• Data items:
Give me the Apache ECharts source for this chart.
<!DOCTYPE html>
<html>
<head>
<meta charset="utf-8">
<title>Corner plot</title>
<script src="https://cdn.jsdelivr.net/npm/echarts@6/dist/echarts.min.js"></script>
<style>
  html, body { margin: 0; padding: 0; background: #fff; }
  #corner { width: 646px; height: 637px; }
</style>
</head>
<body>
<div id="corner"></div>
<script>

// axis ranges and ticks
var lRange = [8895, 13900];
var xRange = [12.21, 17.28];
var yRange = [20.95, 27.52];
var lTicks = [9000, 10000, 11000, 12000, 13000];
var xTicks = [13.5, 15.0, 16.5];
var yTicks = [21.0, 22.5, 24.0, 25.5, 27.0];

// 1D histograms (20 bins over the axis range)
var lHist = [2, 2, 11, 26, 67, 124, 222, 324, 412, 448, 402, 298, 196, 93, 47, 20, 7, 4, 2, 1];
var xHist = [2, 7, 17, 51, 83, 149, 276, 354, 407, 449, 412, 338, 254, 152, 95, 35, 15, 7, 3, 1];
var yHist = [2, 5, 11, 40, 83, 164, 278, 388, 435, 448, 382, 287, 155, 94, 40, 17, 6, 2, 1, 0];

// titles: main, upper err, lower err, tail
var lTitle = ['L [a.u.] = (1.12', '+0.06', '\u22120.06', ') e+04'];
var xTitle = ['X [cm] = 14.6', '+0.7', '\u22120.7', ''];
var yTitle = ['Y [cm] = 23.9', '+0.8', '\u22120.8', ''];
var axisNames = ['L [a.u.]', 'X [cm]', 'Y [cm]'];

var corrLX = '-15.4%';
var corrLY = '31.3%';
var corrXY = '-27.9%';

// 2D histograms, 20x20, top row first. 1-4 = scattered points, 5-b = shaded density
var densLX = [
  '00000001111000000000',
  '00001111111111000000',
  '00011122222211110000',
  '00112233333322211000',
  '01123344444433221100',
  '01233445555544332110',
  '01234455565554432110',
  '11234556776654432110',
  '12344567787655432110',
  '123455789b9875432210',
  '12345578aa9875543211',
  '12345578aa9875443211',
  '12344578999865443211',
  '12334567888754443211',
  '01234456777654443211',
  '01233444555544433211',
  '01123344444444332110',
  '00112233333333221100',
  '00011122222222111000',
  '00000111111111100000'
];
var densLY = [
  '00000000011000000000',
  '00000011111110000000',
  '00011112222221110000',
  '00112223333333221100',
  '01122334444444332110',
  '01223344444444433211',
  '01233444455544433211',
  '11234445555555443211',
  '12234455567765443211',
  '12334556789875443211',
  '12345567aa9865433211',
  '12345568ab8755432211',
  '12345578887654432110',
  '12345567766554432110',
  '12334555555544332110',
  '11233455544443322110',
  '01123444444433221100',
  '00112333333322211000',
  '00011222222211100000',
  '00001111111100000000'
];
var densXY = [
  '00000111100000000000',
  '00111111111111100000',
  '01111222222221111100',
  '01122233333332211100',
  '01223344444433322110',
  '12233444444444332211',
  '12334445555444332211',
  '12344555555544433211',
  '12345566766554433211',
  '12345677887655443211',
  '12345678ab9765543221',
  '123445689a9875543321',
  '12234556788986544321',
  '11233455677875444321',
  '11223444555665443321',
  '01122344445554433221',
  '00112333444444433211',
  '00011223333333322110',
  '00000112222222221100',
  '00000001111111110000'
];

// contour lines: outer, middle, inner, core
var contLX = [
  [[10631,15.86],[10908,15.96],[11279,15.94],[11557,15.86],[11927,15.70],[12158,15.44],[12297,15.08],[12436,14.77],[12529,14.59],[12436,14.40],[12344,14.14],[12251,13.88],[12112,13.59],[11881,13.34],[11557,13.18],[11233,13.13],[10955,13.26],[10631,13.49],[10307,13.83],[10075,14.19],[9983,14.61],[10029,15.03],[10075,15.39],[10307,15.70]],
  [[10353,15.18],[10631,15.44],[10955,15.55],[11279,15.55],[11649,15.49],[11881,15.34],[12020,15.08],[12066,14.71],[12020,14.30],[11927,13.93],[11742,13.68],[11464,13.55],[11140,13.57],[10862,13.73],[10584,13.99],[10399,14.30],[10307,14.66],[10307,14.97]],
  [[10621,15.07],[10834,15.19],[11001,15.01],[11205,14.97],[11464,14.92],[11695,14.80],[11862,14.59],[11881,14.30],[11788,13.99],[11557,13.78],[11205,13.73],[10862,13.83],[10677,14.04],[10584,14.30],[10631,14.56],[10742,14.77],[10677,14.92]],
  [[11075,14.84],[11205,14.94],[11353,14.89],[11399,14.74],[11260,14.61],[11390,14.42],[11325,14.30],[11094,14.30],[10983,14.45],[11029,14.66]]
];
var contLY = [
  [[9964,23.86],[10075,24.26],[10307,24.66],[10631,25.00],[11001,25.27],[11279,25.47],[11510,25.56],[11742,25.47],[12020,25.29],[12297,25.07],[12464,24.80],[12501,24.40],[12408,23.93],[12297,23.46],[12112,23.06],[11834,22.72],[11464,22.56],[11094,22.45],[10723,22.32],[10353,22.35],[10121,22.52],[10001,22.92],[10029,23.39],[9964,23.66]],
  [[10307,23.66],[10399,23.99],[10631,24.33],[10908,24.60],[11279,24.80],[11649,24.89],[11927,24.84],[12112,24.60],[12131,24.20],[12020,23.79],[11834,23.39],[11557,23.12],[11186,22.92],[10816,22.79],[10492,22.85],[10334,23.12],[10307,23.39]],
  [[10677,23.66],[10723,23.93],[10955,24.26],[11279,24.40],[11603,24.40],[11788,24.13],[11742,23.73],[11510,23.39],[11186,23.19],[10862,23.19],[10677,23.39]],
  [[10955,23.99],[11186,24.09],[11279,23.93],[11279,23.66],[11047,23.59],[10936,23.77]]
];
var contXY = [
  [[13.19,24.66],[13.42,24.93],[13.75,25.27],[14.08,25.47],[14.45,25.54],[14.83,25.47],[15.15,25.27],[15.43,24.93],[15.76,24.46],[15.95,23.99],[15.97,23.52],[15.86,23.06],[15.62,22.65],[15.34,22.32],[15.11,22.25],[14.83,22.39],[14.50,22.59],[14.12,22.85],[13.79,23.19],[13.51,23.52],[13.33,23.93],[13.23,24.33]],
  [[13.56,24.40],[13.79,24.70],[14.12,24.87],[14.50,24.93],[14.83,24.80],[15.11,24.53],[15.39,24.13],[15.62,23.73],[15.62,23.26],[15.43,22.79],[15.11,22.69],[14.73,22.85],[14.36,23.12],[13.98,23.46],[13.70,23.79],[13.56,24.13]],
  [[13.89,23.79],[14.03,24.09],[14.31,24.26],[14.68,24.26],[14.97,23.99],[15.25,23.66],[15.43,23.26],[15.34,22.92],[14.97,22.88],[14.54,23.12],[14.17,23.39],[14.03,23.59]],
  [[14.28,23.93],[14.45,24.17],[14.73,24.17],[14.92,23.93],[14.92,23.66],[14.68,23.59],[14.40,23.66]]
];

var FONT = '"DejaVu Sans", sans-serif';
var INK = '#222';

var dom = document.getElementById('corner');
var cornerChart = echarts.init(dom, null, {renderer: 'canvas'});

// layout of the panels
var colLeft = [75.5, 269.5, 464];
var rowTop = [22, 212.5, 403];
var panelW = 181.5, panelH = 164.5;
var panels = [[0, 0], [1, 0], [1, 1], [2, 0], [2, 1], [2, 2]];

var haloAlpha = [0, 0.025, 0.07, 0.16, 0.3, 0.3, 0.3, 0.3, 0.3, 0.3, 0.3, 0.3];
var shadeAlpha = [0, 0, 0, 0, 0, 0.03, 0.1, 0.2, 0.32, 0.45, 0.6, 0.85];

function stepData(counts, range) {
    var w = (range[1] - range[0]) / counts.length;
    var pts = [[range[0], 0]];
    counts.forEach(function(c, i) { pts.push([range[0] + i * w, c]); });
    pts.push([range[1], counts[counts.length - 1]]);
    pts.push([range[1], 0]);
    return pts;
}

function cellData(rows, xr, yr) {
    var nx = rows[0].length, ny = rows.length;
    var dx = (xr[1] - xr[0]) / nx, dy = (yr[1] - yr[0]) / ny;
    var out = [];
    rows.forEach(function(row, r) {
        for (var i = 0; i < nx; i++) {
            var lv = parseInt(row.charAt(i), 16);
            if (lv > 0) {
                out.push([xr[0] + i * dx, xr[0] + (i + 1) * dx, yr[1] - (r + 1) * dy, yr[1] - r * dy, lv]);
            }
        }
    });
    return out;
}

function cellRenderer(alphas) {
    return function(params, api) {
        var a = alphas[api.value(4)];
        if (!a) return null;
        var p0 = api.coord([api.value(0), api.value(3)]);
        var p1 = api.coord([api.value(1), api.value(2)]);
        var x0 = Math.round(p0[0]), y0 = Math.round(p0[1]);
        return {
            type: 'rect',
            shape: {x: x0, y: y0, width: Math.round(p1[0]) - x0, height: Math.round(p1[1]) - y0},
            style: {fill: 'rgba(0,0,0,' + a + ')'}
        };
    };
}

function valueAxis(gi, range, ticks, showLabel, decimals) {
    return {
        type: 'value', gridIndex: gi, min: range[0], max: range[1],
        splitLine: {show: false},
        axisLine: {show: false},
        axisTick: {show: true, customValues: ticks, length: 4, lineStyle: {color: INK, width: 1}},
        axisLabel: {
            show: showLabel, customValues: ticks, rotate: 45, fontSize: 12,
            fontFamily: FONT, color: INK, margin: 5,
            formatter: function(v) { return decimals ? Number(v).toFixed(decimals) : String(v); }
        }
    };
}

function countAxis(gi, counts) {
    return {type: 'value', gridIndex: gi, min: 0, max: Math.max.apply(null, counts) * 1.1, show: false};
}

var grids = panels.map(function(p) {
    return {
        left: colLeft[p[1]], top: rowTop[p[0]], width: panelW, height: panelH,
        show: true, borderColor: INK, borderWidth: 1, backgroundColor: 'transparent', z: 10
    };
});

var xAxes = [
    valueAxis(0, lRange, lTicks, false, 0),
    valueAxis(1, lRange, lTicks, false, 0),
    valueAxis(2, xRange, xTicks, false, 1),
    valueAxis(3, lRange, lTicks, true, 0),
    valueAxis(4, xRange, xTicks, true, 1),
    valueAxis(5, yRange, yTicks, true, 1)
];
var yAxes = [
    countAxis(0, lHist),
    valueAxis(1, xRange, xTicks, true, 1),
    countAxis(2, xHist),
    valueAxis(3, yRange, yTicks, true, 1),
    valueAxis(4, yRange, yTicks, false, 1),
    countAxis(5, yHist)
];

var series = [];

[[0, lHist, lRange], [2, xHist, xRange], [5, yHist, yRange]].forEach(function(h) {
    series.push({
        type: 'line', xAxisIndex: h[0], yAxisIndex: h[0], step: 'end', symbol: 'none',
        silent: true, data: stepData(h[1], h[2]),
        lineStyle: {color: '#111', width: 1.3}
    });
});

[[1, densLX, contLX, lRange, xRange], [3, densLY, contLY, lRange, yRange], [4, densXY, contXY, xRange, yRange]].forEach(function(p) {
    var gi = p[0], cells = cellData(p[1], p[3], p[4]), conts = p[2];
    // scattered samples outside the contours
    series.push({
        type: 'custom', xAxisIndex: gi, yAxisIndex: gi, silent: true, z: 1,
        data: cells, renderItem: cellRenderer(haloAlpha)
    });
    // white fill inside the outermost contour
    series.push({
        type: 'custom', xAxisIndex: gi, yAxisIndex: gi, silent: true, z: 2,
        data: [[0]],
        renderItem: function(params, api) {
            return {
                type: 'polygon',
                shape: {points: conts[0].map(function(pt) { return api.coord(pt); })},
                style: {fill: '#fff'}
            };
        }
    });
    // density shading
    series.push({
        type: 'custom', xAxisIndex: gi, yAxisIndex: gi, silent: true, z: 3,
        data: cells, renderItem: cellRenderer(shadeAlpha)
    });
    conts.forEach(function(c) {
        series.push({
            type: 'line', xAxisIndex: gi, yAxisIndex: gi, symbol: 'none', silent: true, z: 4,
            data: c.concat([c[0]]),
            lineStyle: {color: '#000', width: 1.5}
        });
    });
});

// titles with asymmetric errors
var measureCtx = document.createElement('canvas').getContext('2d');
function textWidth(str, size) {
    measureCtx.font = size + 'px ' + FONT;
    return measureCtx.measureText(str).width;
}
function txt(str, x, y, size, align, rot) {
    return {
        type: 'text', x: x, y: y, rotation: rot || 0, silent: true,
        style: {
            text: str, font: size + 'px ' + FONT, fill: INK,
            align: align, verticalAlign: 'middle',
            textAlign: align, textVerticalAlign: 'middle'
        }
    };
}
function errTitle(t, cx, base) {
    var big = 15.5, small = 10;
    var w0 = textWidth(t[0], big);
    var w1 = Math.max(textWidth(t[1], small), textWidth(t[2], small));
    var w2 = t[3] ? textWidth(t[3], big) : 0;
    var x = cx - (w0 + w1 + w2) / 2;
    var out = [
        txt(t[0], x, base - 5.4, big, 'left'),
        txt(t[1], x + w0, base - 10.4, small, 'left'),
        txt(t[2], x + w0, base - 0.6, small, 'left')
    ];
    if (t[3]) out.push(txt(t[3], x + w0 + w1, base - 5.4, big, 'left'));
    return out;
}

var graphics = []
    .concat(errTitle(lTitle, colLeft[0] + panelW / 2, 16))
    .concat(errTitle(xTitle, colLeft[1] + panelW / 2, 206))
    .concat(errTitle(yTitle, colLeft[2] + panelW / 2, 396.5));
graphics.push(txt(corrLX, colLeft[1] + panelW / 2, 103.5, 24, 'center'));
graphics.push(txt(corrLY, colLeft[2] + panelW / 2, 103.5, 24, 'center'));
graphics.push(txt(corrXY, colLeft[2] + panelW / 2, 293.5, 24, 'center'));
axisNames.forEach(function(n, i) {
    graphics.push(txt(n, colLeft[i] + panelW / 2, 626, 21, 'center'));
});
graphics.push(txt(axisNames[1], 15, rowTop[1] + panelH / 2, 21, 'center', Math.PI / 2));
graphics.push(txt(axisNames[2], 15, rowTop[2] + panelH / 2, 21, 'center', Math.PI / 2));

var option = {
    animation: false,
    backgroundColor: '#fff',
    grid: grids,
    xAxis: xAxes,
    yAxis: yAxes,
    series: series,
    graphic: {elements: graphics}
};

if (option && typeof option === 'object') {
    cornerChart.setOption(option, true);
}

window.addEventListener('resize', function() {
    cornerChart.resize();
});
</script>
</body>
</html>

* * *

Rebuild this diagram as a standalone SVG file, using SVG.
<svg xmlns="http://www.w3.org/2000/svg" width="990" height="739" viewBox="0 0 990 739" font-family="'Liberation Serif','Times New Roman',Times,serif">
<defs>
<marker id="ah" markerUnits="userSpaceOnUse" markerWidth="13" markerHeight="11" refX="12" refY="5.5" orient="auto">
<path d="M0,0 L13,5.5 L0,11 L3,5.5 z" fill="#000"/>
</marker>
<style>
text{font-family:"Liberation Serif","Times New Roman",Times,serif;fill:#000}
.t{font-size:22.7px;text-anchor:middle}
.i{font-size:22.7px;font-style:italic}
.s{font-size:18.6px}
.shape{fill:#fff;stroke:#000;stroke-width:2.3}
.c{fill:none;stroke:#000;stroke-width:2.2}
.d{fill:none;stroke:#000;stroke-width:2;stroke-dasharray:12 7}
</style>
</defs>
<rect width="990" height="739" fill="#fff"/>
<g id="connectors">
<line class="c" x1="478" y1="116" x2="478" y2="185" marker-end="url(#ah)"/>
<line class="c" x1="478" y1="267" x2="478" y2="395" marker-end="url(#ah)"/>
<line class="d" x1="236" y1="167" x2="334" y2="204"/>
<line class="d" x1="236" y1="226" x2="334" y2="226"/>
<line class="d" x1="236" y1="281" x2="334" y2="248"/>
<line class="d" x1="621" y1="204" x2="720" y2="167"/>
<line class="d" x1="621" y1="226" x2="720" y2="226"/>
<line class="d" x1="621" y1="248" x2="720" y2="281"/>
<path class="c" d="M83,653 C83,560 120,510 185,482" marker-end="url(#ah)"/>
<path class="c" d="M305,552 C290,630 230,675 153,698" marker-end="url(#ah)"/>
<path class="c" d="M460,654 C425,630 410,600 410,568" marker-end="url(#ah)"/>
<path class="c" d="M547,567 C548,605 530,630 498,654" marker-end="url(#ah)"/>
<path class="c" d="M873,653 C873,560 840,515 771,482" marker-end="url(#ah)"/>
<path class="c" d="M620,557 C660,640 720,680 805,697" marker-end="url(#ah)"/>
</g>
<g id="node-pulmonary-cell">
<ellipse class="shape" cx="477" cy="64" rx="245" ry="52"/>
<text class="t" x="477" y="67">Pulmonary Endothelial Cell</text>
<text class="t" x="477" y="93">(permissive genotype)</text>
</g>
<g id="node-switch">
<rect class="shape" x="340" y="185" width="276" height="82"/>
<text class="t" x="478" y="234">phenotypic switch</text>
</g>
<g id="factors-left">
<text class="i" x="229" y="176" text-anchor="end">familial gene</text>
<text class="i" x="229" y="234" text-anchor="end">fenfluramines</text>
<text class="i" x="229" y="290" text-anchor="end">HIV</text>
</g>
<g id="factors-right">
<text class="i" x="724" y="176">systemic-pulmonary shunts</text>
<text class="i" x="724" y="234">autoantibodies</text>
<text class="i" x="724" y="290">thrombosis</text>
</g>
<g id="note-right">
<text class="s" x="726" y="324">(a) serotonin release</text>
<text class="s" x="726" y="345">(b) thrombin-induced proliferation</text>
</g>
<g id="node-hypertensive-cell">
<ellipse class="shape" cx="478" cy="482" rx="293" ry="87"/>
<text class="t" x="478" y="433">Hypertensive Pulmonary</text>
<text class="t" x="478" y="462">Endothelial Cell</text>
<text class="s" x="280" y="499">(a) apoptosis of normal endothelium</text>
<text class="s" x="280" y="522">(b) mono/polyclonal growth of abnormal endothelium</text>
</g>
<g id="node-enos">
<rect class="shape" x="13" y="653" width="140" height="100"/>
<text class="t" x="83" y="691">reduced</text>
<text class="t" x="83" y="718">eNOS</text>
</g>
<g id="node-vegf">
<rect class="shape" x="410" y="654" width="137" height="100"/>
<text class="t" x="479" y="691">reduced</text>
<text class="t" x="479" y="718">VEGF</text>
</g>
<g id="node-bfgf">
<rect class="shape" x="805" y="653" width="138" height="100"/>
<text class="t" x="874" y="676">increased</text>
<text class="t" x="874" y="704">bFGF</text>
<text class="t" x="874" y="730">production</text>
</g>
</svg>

• Task directions:
Pull every line containing the word "this" out of the entries above.

• Written solution:
Give me the Apache ECharts source for this chart.
Rebuild this diagram as a standalone SVG file, using SVG.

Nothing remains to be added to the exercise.